→ **DATA SHOWN**
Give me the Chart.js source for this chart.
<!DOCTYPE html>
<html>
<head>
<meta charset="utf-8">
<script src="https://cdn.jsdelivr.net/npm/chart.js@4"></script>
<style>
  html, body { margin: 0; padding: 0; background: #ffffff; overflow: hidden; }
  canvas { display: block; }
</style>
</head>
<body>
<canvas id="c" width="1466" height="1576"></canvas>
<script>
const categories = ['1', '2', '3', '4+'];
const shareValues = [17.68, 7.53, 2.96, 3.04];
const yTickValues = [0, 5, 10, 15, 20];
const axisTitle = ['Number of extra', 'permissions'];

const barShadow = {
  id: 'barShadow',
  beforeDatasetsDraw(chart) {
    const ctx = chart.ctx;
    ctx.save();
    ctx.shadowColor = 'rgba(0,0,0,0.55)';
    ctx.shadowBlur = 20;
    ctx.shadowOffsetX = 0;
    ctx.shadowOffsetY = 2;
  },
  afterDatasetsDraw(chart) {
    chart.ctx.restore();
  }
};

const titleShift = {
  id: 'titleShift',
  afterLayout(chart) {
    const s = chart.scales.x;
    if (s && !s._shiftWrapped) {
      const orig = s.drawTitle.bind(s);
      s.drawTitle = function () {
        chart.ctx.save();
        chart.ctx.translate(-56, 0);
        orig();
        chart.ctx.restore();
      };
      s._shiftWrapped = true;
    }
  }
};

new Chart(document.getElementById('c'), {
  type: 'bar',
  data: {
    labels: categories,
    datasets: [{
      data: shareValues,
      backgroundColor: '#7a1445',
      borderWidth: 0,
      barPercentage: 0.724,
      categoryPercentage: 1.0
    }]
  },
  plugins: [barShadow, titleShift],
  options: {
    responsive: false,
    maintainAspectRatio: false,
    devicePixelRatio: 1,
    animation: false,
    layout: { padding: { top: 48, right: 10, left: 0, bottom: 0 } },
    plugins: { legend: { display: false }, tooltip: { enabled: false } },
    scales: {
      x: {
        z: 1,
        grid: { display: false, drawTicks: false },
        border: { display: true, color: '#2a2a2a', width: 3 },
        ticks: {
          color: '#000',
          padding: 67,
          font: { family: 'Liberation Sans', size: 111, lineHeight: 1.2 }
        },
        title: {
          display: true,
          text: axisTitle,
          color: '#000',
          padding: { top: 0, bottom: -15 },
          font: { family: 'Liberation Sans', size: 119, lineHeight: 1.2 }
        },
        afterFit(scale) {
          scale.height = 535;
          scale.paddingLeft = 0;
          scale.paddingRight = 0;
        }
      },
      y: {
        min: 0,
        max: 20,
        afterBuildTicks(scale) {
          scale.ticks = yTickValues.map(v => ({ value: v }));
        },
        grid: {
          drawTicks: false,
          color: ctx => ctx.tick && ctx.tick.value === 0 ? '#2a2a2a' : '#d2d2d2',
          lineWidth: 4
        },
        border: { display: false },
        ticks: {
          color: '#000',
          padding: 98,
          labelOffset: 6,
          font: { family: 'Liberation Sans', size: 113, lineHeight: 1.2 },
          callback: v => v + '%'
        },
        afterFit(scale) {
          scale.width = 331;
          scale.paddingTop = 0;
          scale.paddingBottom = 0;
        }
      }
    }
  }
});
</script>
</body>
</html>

→ **WHAT YOU ARE ASKED TO DO**
Retype the whole listing, matching it exactly.

→ **EXERCISE RESULT**
Give me the Chart.js source for this chart.
<!DOCTYPE html>
<html>
<head>
<meta charset="utf-8">
<script src="https://cdn.jsdelivr.net/npm/chart.js@4"></script>
<style>
  html, body { margin: 0; padding: 0; background: #ffffff; overflow: hidden; }
  canvas { display: block; }
</style>
</head>
<body>
<canvas id="c" width="1466" height="1576"></canvas>
<script>
const categories = ['1', '2', '3', '4+'];
const shareValues = [17.68, 7.53, 2.96, 3.04];
const yTickValues = [0, 5, 10, 15, 20];
const axisTitle = ['Number of extra', 'permissions'];

const barShadow = {
  id: 'barShadow',
  beforeDatasetsDraw(chart) {
    const ctx = chart.ctx;
    ctx.save();
    ctx.shadowColor = 'rgba(0,0,0,0.55)';
    ctx.shadowBlur = 20;
    ctx.shadowOffsetX = 0;
    ctx.shadowOffsetY = 2;
  },
  afterDatasetsDraw(chart) {
    chart.ctx.restore();
  }
};

const titleShift = {
  id: 'titleShift',
  afterLayout(chart) {
    const s = chart.scales.x;
    if (s && !s._shiftWrapped) {
      const orig = s.drawTitle.bind(s);
      s.drawTitle = function () {
        chart.ctx.save();
        chart.ctx.translate(-56, 0);
        orig();
        chart.ctx.restore();
      };
      s._shiftWrapped = true;
    }
  }
};

new Chart(document.getElementById('c'), {
  type: 'bar',
  data: {
    labels: categories,
    datasets: [{
      data: shareValues,
      backgroundColor: '#7a1445',
      borderWidth: 0,
      barPercentage: 0.724,
      categoryPercentage: 1.0
    }]
  },
  plugins: [barShadow, titleShift],
  options: {
    responsive: false,
    maintainAspectRatio: false,
    devicePixelRatio: 1,
    animation: false,
    layout: { padding: { top: 48, right: 10, left: 0, bottom: 0 } },
    plugins: { legend: { display: false }, tooltip: { enabled: false } },
    scales: {
      x: {
        z: 1,
        grid: { display: false, drawTicks: false },
        border: { display: true, color: '#2a2a2a', width: 3 },
        ticks: {
          color: '#000',
          padding: 67,
          font: { family: 'Liberation Sans', size: 111, lineHeight: 1.2 }
        },
        title: {
          display: true,
          text: axisTitle,
          color: '#000',
          padding: { top: 0, bottom: -15 },
          font: { family: 'Liberation Sans', size: 119, lineHeight: 1.2 }
        },
        afterFit(scale) {
          scale.height = 535;
          scale.paddingLeft = 0;
          scale.paddingRight = 0;
        }
      },
      y: {
        min: 0,
        max: 20,
        afterBuildTicks(scale) {
          scale.ticks = yTickValues.map(v => ({ value: v }));
        },
        grid: {
          drawTicks: false,
          color: ctx => ctx.tick && ctx.tick.value === 0 ? '#2a2a2a' : '#d2d2d2',
          lineWidth: 4
        },
        border: { display: false },
        ticks: {
          color: '#000',
          padding: 98,
          labelOffset: 6,
          font: { family: 'Liberation Sans', size: 113, lineHeight: 1.2 },
          callback: v => v + '%'
        },
        afterFit(scale) {
          scale.width = 331;
          scale.paddingTop = 0;
          scale.paddingBottom = 0;
        }
      }
    }
  }
});
</script>
</body>
</html>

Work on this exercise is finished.